Wind and solar energy record all time high of global electricity


In 2021, fifty countries will generate more than a tenth of their electricity from wind and solar.

In 2021, clean energy will account for 38% of global electricity.

CO2 emissions from the power sector have increased by 7%.

Wind and solar power met 21% of demand growth in 2021.

China’s share of global coal power rose from 50 percent to 54 percent in 2021.

New Delhi: According to the new report, wind and solar energy will generate more than 10% of global electricity for the first time i2021. According to Ember Climate and Energy research, solar generation increased by 23% last year, while wind generation increased by 14%.Together, they account for more than 10% of global electricity generation.

Fifty countries are now generating 10% of their electricity from these two sources of energy, with seven new countries joining in 2021.

China, Japan, Mongolia, Vietnam, Nam, Argentina, Hungary, and El Salvador. In the last two years, three countries—the Netherlands, Australia, and Vietnam—have shifted more than 8% of their total electricity demand from fossil fuels to wind and solar.

“All clean electricity sources generated 38 percent of the world’s electricity in 2021, more than coal (36 percent),” the report said.

According to the report, in order to limit global warming to 1.5 degrees Celsius, wind and solar must achieve 20 percent compound annual growth rates through 2030.

“Wind and solar have arrived. The process that will reshape the existing energy system has begun. This decade they need to be deployed at lightning speed to reverse global emission increases and tackle climate change, “said Dave Jones, global lead, Ember.


As the world economy rebounded after the COVID-19 pandemic, the demand for electricity has also soared.

The report shows that electricity demand rebounded, rising by the most ever in absolute terms: 1,414 TWh from 2020 to 2021, approximately the equivalent of adding a new India to the world’s electricity demand. But the real growth was in Asia, in large part as economic growth boomed; China saw the biggest rise, with 13% higher demand in 2021 than in 2019. 

Despite a record rise in wind and solar generation, only 29% of the global rise in electricity demand in 2021 was met with wind and solar.
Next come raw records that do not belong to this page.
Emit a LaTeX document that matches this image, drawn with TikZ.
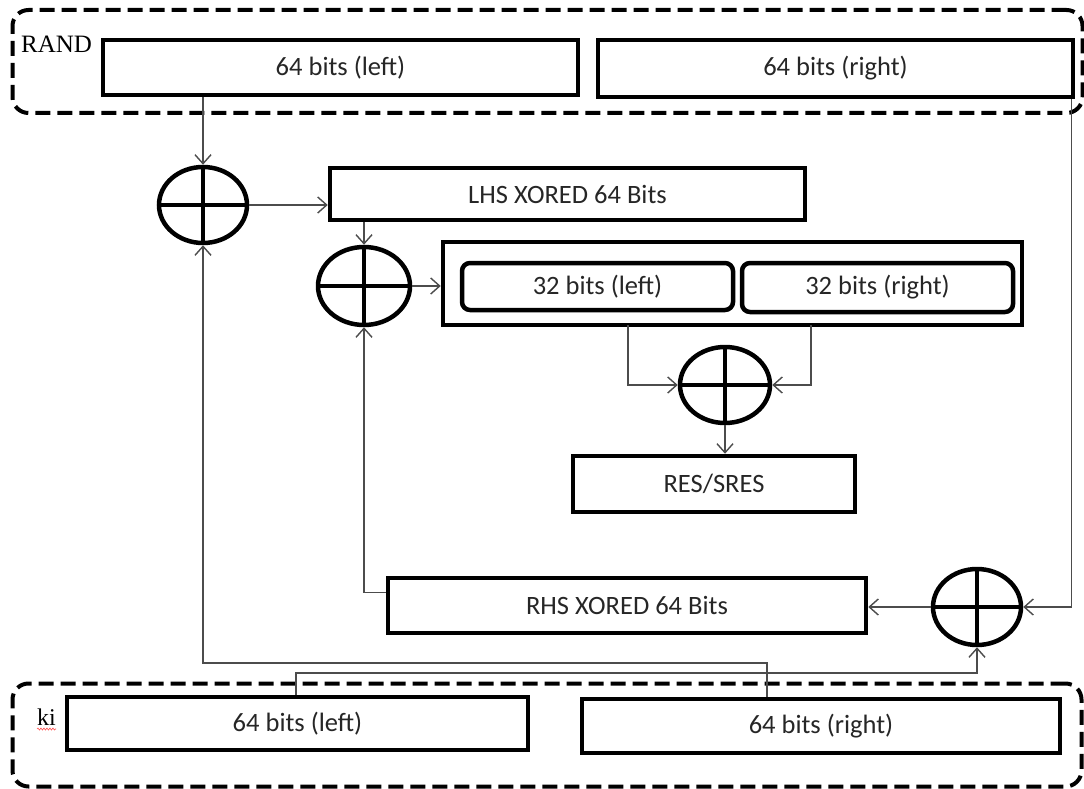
\documentclass[tikz,border=0pt]{standalone}
\usepackage{fontspec}
\setmainfont{Carlito}
\newfontfamily\serifrm{Liberation Serif}
\usetikzlibrary{shapes.geometric,arrows.meta,decorations.pathmorphing}
\begin{document}
\begin{tikzpicture}[x=1pt,y=-1pt,
  box/.style={draw=black, line width=4.5pt, rectangle, inner sep=0pt,
    font=\fontsize{26.5}{30}\selectfont, text=black!85},
  rbox/.style={box, rounded corners=8pt},
  grp/.style={draw=black, line width=4pt, dash pattern=on 15pt off 7pt,
    rounded corners=16pt, rectangle, inner sep=0pt},
  xor/.style={draw=black, ellipse, line width=4.5pt, minimum width=88pt,
    minimum height=76pt, inner sep=0pt,
    path picture={\draw[line width=4pt]
      (path picture bounding box.north) -- (path picture bounding box.south)
      (path picture bounding box.west) -- (path picture bounding box.east);}},
  conn/.style={draw=black!70, line width=1.4pt},
  arr/.style={conn, -{Straight Barb[length=9pt,width=16pt]}}
]
\useasboundingbox (0,0) rectangle (1084,789);

% group frames
\node[grp, minimum width=1070pt, minimum height=103pt] (randgrp) at (547.5,61.5) {};
\node[grp, minimum width=1069pt, minimum height=103pt] (kigrp) at (547,735) {};

\node[anchor=base west, inner sep=0pt, font=\serifrm\fontsize{25}{30}\selectfont] (rand) at (21,53) {RAND};
\node[anchor=base west, inner sep=0pt, font=\serifrm\fontsize{24}{28}\selectfont] (ki) at (37,725) {ki};
\draw[red!70, line width=0.6pt, decorate, decoration={snake, amplitude=1pt, segment length=3pt}]
  ([yshift=-4pt]ki.base west) -- ([yshift=-4pt]ki.base east);

% boxes
\node[box, minimum width=475pt, minimum height=55pt] (tl) at (340.5,67.5) {64 bits (left)};
\node[box, minimum width=475pt, minimum height=57pt] (tr) at (835.5,68.5) {64 bits (right)};
\node[box, minimum width=475pt, minimum height=52pt] (lhs) at (567.5,194) {LHS XORED 64 Bits};
\node[box, minimum width=579pt, minimum height=83pt] (big) at (732.5,283.5) {};
\node[rbox, minimum width=271pt, minimum height=47pt] (inl) at (597.5,286.5) {32 bits (left)};
\node[rbox, minimum width=271pt, minimum height=49pt] (inr) at (877.5,287.5) {32 bits (right)};
\node[box, minimum width=282pt, minimum height=56pt] (res) at (714,484) {RES/SRES};
\node[box, minimum width=478pt, minimum height=55pt] (rhs) at (627,605.5) {RHS XORED 64 Bits};
\node[box, minimum width=461pt, minimum height=53pt] (bl) at (297.5,723.5) {64 bits (left)};
\node[box, minimum width=478pt, minimum height=54pt] (br) at (821,726) {64 bits (right)};

% xor gates
\node[xor] (x1) at (203,205) {};
\node[xor, minimum width=92pt, minimum height=78pt] (x2) at (364,286) {};
\node[xor, minimum width=90pt] (x3) at (725,385) {};
\node[xor] (x4) at (977,607) {};

% connector anchors
\coordinate (p1) at (628,325);
\coordinate (p2) at (811,325);
\coordinate (p3) at ([xshift=-4pt]tr.south east);
\coordinate (p4) at ([yshift=13pt]rhs.west);
\coordinate (p5) at ([xshift=-54pt]br.north);
\coordinate (p6) at ([xshift=-1.5pt]bl.north);
\coordinate (h5) at (767,663);
\coordinate (h6) at (296,673);

% connectors
\draw[arr] (x1.north |- tl.south) -- (x1.north);
\draw[arr] (x1.east) -- (x1.east -| lhs.west);
\draw[arr] (x2.north |- lhs.south) -- (x2.north);
\draw[arr] (x2.east) -- (x2.east -| big.west);
\draw[arr] (p1) |- (x3.west);
\draw[arr] (p2) |- (x3.east);
\draw[arr] (x3.south) -- (x3.south |- res.north);
\draw[arr] (p3) |- (x4.east);
\draw[arr] (x4.west) -- (x4.west -| rhs.east);
\draw[arr] (p4) -| (x2.south);
\draw[arr] (p5) -- (h5) -| (x1.south);
\draw[arr] (p6) -- (h6) -| (x4.south);
\end{tikzpicture}
\end{document}
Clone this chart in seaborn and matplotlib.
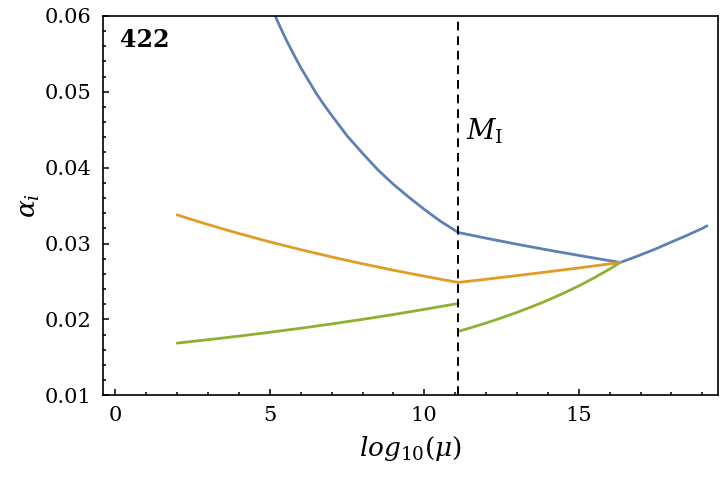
import numpy as np
import pandas as pd
import seaborn as sns
import matplotlib.pyplot as plt
from matplotlib.ticker import MultipleLocator, FormatStrFormatter

# values (log10(mu), alpha_i), one list per piece of curve
m_int = 11.1

blue_x1 = [4.0, 4.5, 5.0, 5.25, 5.5, 5.75, 6.0, 6.25, 6.5, 6.75, 7.0, 7.5, 8.0, 8.5, 9.0, 9.5, 10.0, 10.5, 11.1]
blue_a1 = [0.0730, 0.0668, 0.0616, 0.0593, 0.0571, 0.0551, 0.0532, 0.0515, 0.0498, 0.0483, 0.0469,
           0.0442, 0.0419, 0.0397, 0.0378, 0.0361, 0.0345, 0.0330, 0.03145]
blue_x2 = [11.1, 12.0, 13.0, 14.0, 15.0, 16.34]
blue_a2 = [0.03145, 0.0307, 0.0299, 0.02915, 0.02843, 0.0275]
blue_x3 = [16.34, 16.75, 17.0, 17.5, 18.0, 18.5, 19.0, 19.15]
blue_a3 = [0.0275, 0.02811, 0.0285, 0.02931, 0.0302, 0.03107, 0.0320, 0.03233]

orange_x1 = [2.0, 2.5, 3.0, 3.5, 4.0, 5.0, 6.0, 7.0, 8.0, 9.0, 10.0, 11.1]
orange_a1 = [0.03378, 0.03313, 0.0325, 0.0319, 0.03132, 0.03021, 0.02919, 0.02823, 0.02733, 0.02648,
             0.02569, 0.02487]
orange_x2 = [11.1, 12.0, 13.0, 14.0, 15.0, 16.34]
orange_a2 = [0.02487, 0.02529, 0.02577, 0.02627, 0.02678, 0.0275]

green_x1 = [2.0, 3.0, 4.0, 5.0, 6.0, 7.0, 8.0, 9.0, 10.0, 11.1]
green_a1 = [0.01687, 0.01732, 0.01779, 0.0183, 0.01883, 0.0194, 0.0200, 0.02064, 0.02132, 0.0221]
green_x2 = [11.1, 11.5, 12.0, 12.5, 13.0, 13.5, 14.0, 14.5, 15.0, 15.5, 16.0, 16.34]
green_a2 = [0.01842, 0.01889, 0.01952, 0.0202, 0.02092, 0.0217, 0.02253, 0.02344, 0.02441, 0.02548,
            0.02664, 0.0275]

pieces = [
    ("blue", "b1", blue_x1, blue_a1), ("blue", "b2", blue_x2, blue_a2), ("blue", "b3", blue_x3, blue_a3),
    ("orange", "o1", orange_x1, orange_a1), ("orange", "o2", orange_x2, orange_a2),
    ("green", "g1", green_x1, green_a1), ("green", "g2", green_x2, green_a2),
]
frames = []
for name, seg, xs, ys in pieces:
    frames.append(pd.DataFrame({"x": xs, "alpha": ys, "coupling": name, "segment": seg}))
df = pd.concat(frames, ignore_index=True)

colors = {"blue": "#5E81B5", "orange": "#E19C24", "green": "#8FB032"}

sns.set_style("ticks")
plt.rcParams["font.family"] = ["DejaVu Serif"]
plt.rcParams["mathtext.fontset"] = "dejavuserif"
plt.rcParams["text.color"] = "black"
plt.rcParams["axes.labelcolor"] = "black"
plt.rcParams["xtick.color"] = "black"
plt.rcParams["ytick.color"] = "black"

fig = plt.figure(figsize=(7.2, 4.82), dpi=100)
ax = fig.add_axes([0.143, 0.18, 0.854, 0.787])

sns.lineplot(data=df, x="x", y="alpha", hue="coupling", units="segment", estimator=None,
             sort=False, palette=colors, linewidth=2, legend=False, ax=ax)
ax.axvline(m_int, color="black", lw=1.4, ls=(0, (4.5, 3)))

ax.set_xlim(-0.4, 19.5)
ax.set_ylim(0.01, 0.06)
ax.xaxis.set_major_locator(MultipleLocator(5))
ax.xaxis.set_minor_locator(MultipleLocator(1))
ax.yaxis.set_major_locator(MultipleLocator(0.01))
ax.yaxis.set_minor_locator(MultipleLocator(0.002))
ax.yaxis.set_major_formatter(FormatStrFormatter("%.2f"))
ax.tick_params(which="both", direction="in", top=False, right=False, labelsize=15, width=1.1,
               colors="black", labelcolor="black")
ax.tick_params(which="major", length=4, pad=8)
ax.tick_params(which="minor", length=2.2)
for s in ax.spines.values():
    s.set_linewidth(1.2)
    s.set_color("black")

ax.set_xlabel(r"$\mathit{log}_{\mathit{10}}(\mu)$", fontsize=19, labelpad=6, color="black")
ax.set_ylabel(r"$\alpha_i$", fontsize=19, labelpad=2, color="black")
ax.text(0.15, 0.0568, "422", fontsize=17, fontweight="bold", va="center", ha="left", color="black")
ax.text(11.35, 0.0448, r"$M_{\mathrm{I}}$", fontsize=20, va="center", ha="left", color="black")

fig.savefig("out.png", dpi=100)
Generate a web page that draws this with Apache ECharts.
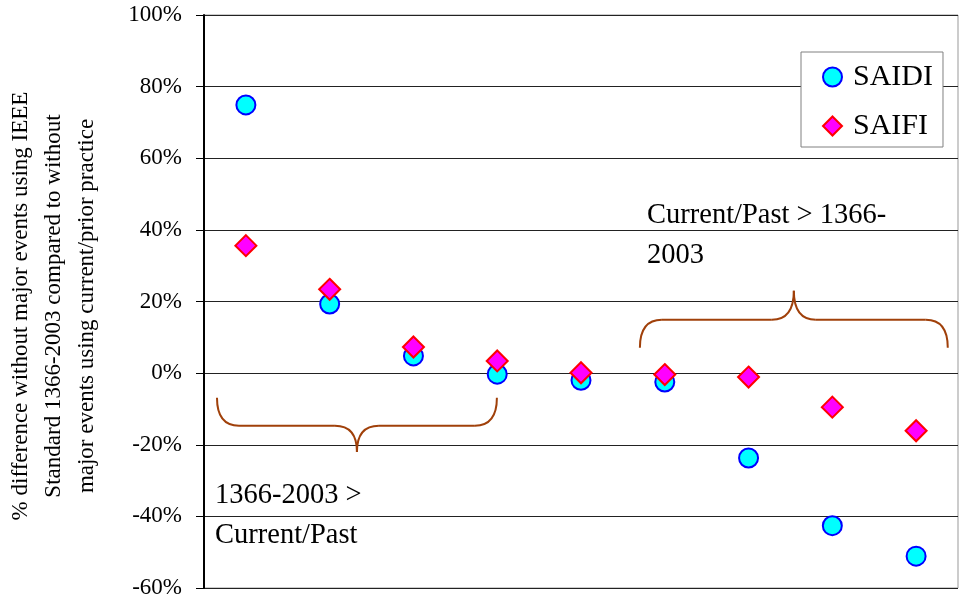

Other clean electricity sources provided no growth, with nuclear and hydro levels unchanged for two years.

The remaining demand increase was therefore met by fossil fuels. Coal generation alone will meet 59 percent of the increase in electricity demand in 2021.

In 2021, coal power increased by 9.0 percent to 10,042 TWh, a new all-time high and a 2% increase over the previous record set in 2018.

It was the largest percentage increase since at least 1985, bringing coal generation to 36% of global electricity generation.

Much of the rise in coal use was in Asian countries, including China and India, but the increase in coal was not matched by gas use, which increased globally by only 1 percent, indicating that rising prices for gas have made coal a more viable source of electricity.

China’s share of global coal power rose from 50 percent in 2019 to 54 percent in 2021, with India at 11 percent and Pakistan at 8 percent.

In 2021, coal power in the US, EU, and Japan strongly rebounded compared to 2020, but remained below 2019 levels.

According to the researchers, despite the coal resurgence in 2021, major economies such as the United States, United Kingdom, Germany, and Canada are aiming to transition their grids to 100 percent carbon-free electricity within the next 15 years.

This switch is being driven by concerns over keeping the rise in the world’s temperature under 1.5C this century.

According to the report, CO2 emissions from the power sector reached an all-time high, surpassing the previous record set in 2018 by 3%.

“They rose by 7 percent in 2021 (778 million tonnes)—the biggest percentage rise since 2010, and the biggest absolute rise ever. The 7 percent rise follows a fall of just 3 percent in 2020, putting emissions higher than before the pandemic struck, “it said.